Vinyl vs Streaming


Hey,

Hope this is OK to post here.

Do you ever find yourself questioning Vinyl in the face of Streaming?

And question yourself, why am I going through all this struggle when streaming is so much easier.

I was sitting on my couch streaming some hi res music, which was sounding great, asking this to myself.

It's just so much easier to stream and get from one song to another.

I know for some, their analog rig is much better and stronger than their digital side (if they even have one) and for others it might be the opposite. 

Regardless, just wondering if you ever feel if it's worth all the extra work.

 

jay73

@mulveling Says it best if you ask me. 

As to digital and streaming ever being the equal to quality analog recording, maybe it will at some point or maybe it has in some instances. In my own system, the closest that I have found to vinyl or tape, is HDCD. There are other hi rez digital formats, SACD, DVDA and others but with the gear that I have, it's been HDCD. I wish I could find more of them.

If you compare audio to photography............bear with me here. There was a point in time when digital resolution or photo quality overtook the 35mm film camera. I asked someone in a camera store when that occurred and they said it was when digital cameras got up to about 7 megapixels. I think cell phone cameras are now up to over 30 megapixels in some cases. Kind of crazy. I had a very nice SLR digital camera from Nikon and I stopped using it out of the convenience and quality of cell phone cameras. I sold one Nikon and gave one away. 

If there is a digital/analog equivalent to the photography analogy in music or sound reproduction, I'd like to know what it is. It seems plausible that there would be a similar story but I do not know at what resolution or bit rate, this revolution would occur. Maybe we have a recording engineer out there who can answer this? 

This is a tired topic. I use Qobuz for streaming and the biggest problem I have with it is that it’s often limited to "re-mastered" files, which are almost without exception the compressed, dynamically limited versions. So of course they tend to sound not as good as an original LP or early CD.

After comparing similar digital and vinyl set ups, both being equal quality, I find it’s more a mastering and recording differences that make more of a difference.
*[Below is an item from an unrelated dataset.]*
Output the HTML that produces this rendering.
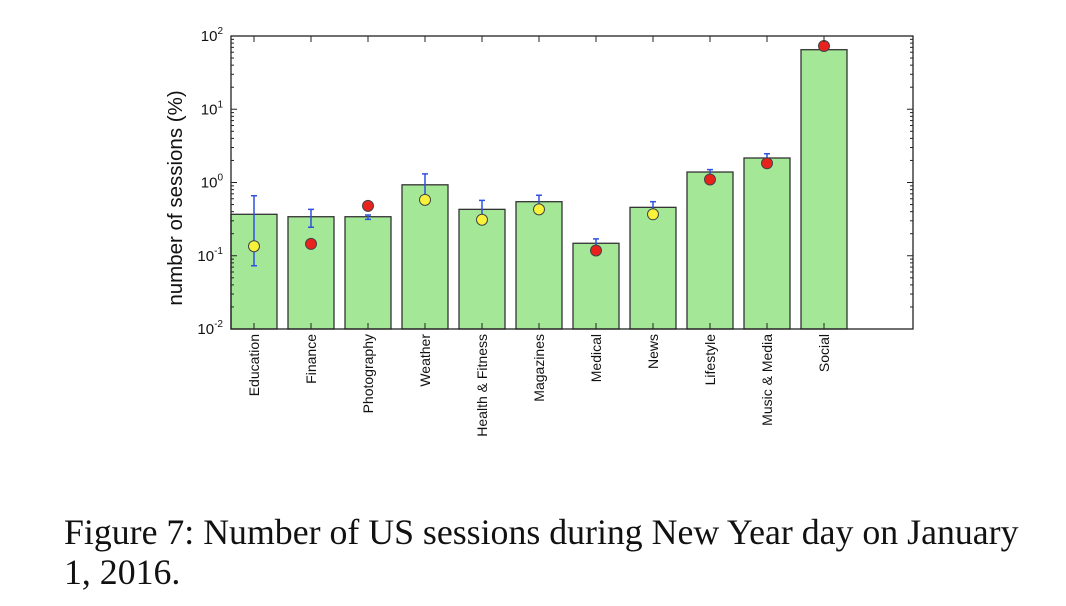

I have vinyl that sounds better then the digital and the opposite. Mostly due to what mastering version both are using. Then there is the remastered vinyl taken from an all digital source (or worse)- mastering- recording processes.  What’s truly fully analog anymore (other than your old records from prior to the digital age)?  Practically all new (newly remastered) vinyl has a digital process somewhere in the chain.

@billpete - interesting analogy; I've been a photographer for many decades, and I sure didn't trust the quality of digital images when they first started coming out. But it didn't take long for them to improve to the point where I went that route, too. I make much better prints using photoshop and my printer than I ever did in the darkroom - no Ansel Adams me! But most of my work is on film as it's concert photos from the 70's, so I scan them in with my Nikon film scanner and do the rest of the processing from there. If somebody thinks that vinyl is an inconvenience, they should try their own film developing and darkroom printing! A much bigger gap there, I think, than in audio. 
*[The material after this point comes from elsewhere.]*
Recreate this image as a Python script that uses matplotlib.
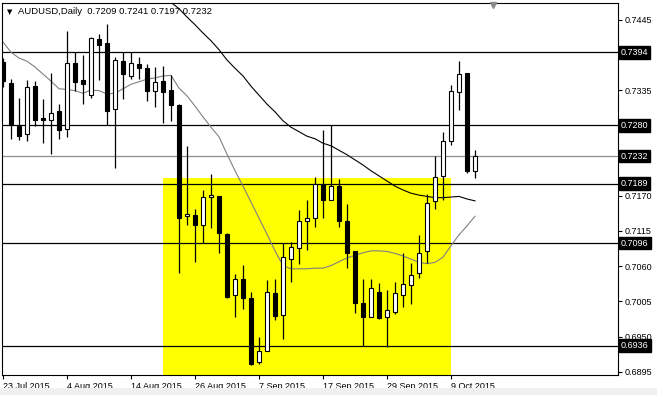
import numpy as np
import pandas as pd
import matplotlib
matplotlib.use("Agg")
import matplotlib.pyplot as plt
import matplotlib.transforms as mtransforms
from matplotlib.patches import Rectangle

# daily bars, weekdays only
dates = pd.bdate_range("2015-07-23", "2015-10-14")

opens = [0.7379, 0.7346, 0.7279, 0.7266, 0.7341, 0.7291, 0.7288, 0.7302, 0.7274, 0.7378,
         0.7351, 0.7327, 0.7415, 0.7409, 0.7305, 0.7380, 0.7357, 0.7375, 0.7369, 0.7334,
         0.7349, 0.7335, 0.7312, 0.7138, 0.7140, 0.7125, 0.7168, 0.7169, 0.7111, 0.7015,
         0.7040, 0.7010, 0.6911, 0.6928, 0.7018, 0.6984, 0.7072, 0.7088, 0.7131, 0.7135,
         0.7188, 0.7164, 0.7185, 0.7131, 0.7083, 0.7003, 0.6981, 0.7020, 0.6981, 0.6989,
         0.7015, 0.7031, 0.7049, 0.7083, 0.7162, 0.7201, 0.7256, 0.7332, 0.7361, 0.7209]
highs = [0.7385, 0.7352, 0.7322, 0.7351, 0.7349, 0.7321, 0.7362, 0.7313, 0.7427, 0.7394,
         0.7390, 0.7418, 0.7422, 0.7438, 0.7387, 0.7394, 0.7395, 0.7386, 0.7376, 0.7371,
         0.7373, 0.7359, 0.7313, 0.7248, 0.7150, 0.7179, 0.7204, 0.7170, 0.7112, 0.7048,
         0.7062, 0.7019, 0.6950, 0.7039, 0.7040, 0.7097, 0.7098, 0.7148, 0.7164, 0.7199,
         0.7273, 0.7280, 0.7196, 0.7157, 0.7084, 0.7040, 0.7040, 0.7034, 0.7023, 0.7036,
         0.7081, 0.7065, 0.7109, 0.7173, 0.7232, 0.7270, 0.7343, 0.7380, 0.7362, 0.7241]
lows = [0.7340, 0.7258, 0.7257, 0.7256, 0.7279, 0.7252, 0.7235, 0.7258, 0.7262, 0.7334,
        0.7314, 0.7322, 0.7351, 0.7280, 0.7214, 0.7321, 0.7352, 0.7352, 0.7318, 0.7309,
        0.7283, 0.7286, 0.7049, 0.7124, 0.7067, 0.7096, 0.7119, 0.7081, 0.7011, 0.6981,
        0.6993, 0.6906, 0.6908, 0.6927, 0.6976, 0.6946, 0.7036, 0.7064, 0.7086, 0.7121,
        0.7136, 0.7163, 0.7122, 0.7057, 0.6987, 0.6935, 0.6980, 0.6977, 0.6934, 0.6985,
        0.6997, 0.7001, 0.7041, 0.7065, 0.7149, 0.7163, 0.7249, 0.7304, 0.7206, 0.7197]
closes = [0.7349, 0.7280, 0.7264, 0.7339, 0.7289, 0.7288, 0.7299, 0.7273, 0.7378, 0.7348,
          0.7344, 0.7416, 0.7406, 0.7303, 0.7382, 0.7360, 0.7378, 0.7370, 0.7334, 0.7347,
          0.7332, 0.7312, 0.7136, 0.7141, 0.7125, 0.7168, 0.7171, 0.7112, 0.7012, 0.7040,
          0.7010, 0.6907, 0.6928, 0.7019, 0.6982, 0.7074, 0.7090, 0.7131, 0.7135, 0.7188,
          0.7164, 0.7186, 0.7131, 0.7081, 0.7003, 0.6981, 0.7026, 0.6979, 0.6991, 0.7018,
          0.7032, 0.7046, 0.7081, 0.7159, 0.7200, 0.7256, 0.7334, 0.7360, 0.7208, 0.7232]

# moving averages
ma_fast = [0.7410, 0.7394, 0.7385, 0.7380, 0.7371, 0.7360, 0.7349, 0.7337, 0.7336, 0.7334,
           0.7330, 0.7335, 0.7334, 0.7329, 0.7330, 0.7337, 0.7344, 0.7348, 0.7352, 0.7354,
           0.7357, 0.7358, 0.7338, 0.7326, 0.7310, 0.7293, 0.7277, 0.7262, 0.7235, 0.7209,
           0.7185, 0.7160, 0.7135, 0.7110, 0.7084, 0.7061, 0.7056, 0.7056, 0.7056, 0.7057,
           0.7057, 0.7061, 0.7067, 0.7073, 0.7077, 0.7081, 0.7084, 0.7084, 0.7083, 0.7080,
           0.7076, 0.7071, 0.7066, 0.7064, 0.7066, 0.7074, 0.7092, 0.7109, 0.7123, 0.7138]
ma_slow = [np.nan] * 20 + [
           0.7491, 0.7472, 0.7462, 0.7449, 0.7437, 0.7424, 0.7412, 0.7398, 0.7382, 0.7369,
           0.7357, 0.7341, 0.7327, 0.7313, 0.7301, 0.7287, 0.7277, 0.7270, 0.7263, 0.7259,
           0.7252, 0.7248, 0.7241, 0.7234, 0.7226, 0.7218, 0.7209, 0.7201, 0.7193, 0.7185,
           0.7179, 0.7174, 0.7171, 0.7169, 0.7167, 0.7167, 0.7168, 0.7169, 0.7165, 0.7162]

level_prices = [0.7394, 0.7280, 0.7189, 0.7096, 0.6936]
bid_price = 0.7232
price_ticks = [0.7445, 0.7390, 0.7335, 0.7280, 0.7225, 0.7170, 0.7115, 0.7060, 0.7005, 0.6950, 0.6895]
hidden_ticks = [0.7390, 0.7280, 0.7225]  # covered by the boxed labels
date_ticks = ["2015-07-23", "2015-08-04", "2015-08-14", "2015-08-26",
              "2015-09-07", "2015-09-17", "2015-09-29", "2015-10-09"]
date_labels = ["23 Jul 2015", "4 Aug 2015", "14 Aug 2015", "26 Aug 2015",
               "7 Sep 2015", "17 Sep 2015", "29 Sep 2015", "9 Oct 2015"]
zone_start, zone_end, zone_top = "2015-08-20", "2015-10-09", 0.7197

FONT = ["Liberation Sans", "DejaVu Sans"]
plt.rcParams["font.family"] = FONT

W, H = 657, 395
fig = plt.figure(figsize=(W / 100, H / 100), dpi=100)
fig.patch.set_facecolor("white")
fig.patches.append(Rectangle((0, 0), 1, 7 / H, transform=fig.transFigure,
                             facecolor="#f0f0f0", edgecolor="none"))

L, R, T, B = 2, 617.5, 3, 375
ax = fig.add_axes([L / W, 1 - B / H, (R - L) / W, (B - T) / H])

x = np.arange(len(dates))
pos = {d: i for i, d in enumerate(dates)}
o = np.array(opens); h = np.array(highs); lo = np.array(lows); c = np.array(closes)

# yellow zone
i0, i1 = pos[pd.Timestamp(zone_start)], pos[pd.Timestamp(zone_end)]
ax.add_patch(Rectangle((i0, 0.68), i1 - i0, zone_top - 0.68,
                       facecolor="#ffff00", edgecolor="none", zorder=1))

# horizontal levels
for p in level_prices:
    ax.axhline(p, color="black", lw=0.9, zorder=2)
ax.axhline(bid_price, color="#8c8c8c", lw=0.9, zorder=2)

# moving averages
ax.plot(x, ma_fast, color="#808080", lw=0.8, zorder=2.5)
ax.plot(x, ma_slow, color="black", lw=0.8, zorder=2.5)

# candles
up = c >= o
ax.vlines(x, lo, h, color="black", lw=0.9, zorder=3)
body_lo = np.minimum(o, c)
body_h = np.maximum(np.abs(c - o), 0.00004)
ax.bar(x[up], body_h[up], bottom=body_lo[up], width=0.5, color="white",
       edgecolor="black", linewidth=0.8, zorder=4)
ax.bar(x[~up], body_h[~up], bottom=body_lo[~up], width=0.5, color="black",
       edgecolor="black", linewidth=0.8, zorder=4)

ax.set_xlim((L - 3) / 8, (R - 3) / 8)
ax.set_ylim(0.68902, 0.74709)

for s in ax.spines.values():
    s.set_linewidth(0.8)

ax.yaxis.tick_right()
ax.set_yticks(price_ticks)
ax.set_yticklabels(["" if p in hidden_ticks else f"{p:.4f}" for p in price_ticks])
ax.tick_params(axis="y", direction="out", length=3, width=0.8, pad=2, labelsize=6.5)
ax.set_xticks([pos[pd.Timestamp(d)] for d in date_ticks])
ax.set_xticklabels(date_labels, ha="left")
ax.tick_params(axis="x", direction="out", length=3, width=0.8, pad=2, labelsize=6.5)

# boxed price labels on the right axis
trans = mtransforms.blended_transform_factory(ax.transAxes, ax.transData)
for p in level_prices + [bid_price]:
    ax.text(1.0058, p, f"{p:.4f}", transform=trans, ha="left", va="center",
            fontsize=6.5, color="white", clip_on=False, zorder=10,
            bbox=dict(boxstyle="square,pad=0.2", facecolor="black", edgecolor="black"))

# header
fig.text(7 / W, 1 - 14 / H, "\u25bc", fontsize=5, family="DejaVu Sans", va="baseline")
fig.text(18 / W, 1 - 14 / H, "AUDUSD,Daily  0.7209 0.7241 0.7197 0.7232",
         fontsize=6.8, va="baseline")

# chart shift marker at the top
ax.plot([61.25], [0.7468], marker="v", color="#8c8c8c", markersize=5,
        clip_on=False, zorder=6)

fig.savefig("out.png", dpi=100)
I prefer to own my music, thanks. Streaming has its place, but no internet, no music. Not doing that. 
 

As to quality, streaming’s as variable as media sources. A crappy recording is a crappy recording. 

That being said, the user interface with streaming is unparalleled. When I just want to listen, I’m usually spinning media. When I’m kicking it with friends and nobody’s really paying that much attention, streaming is the call.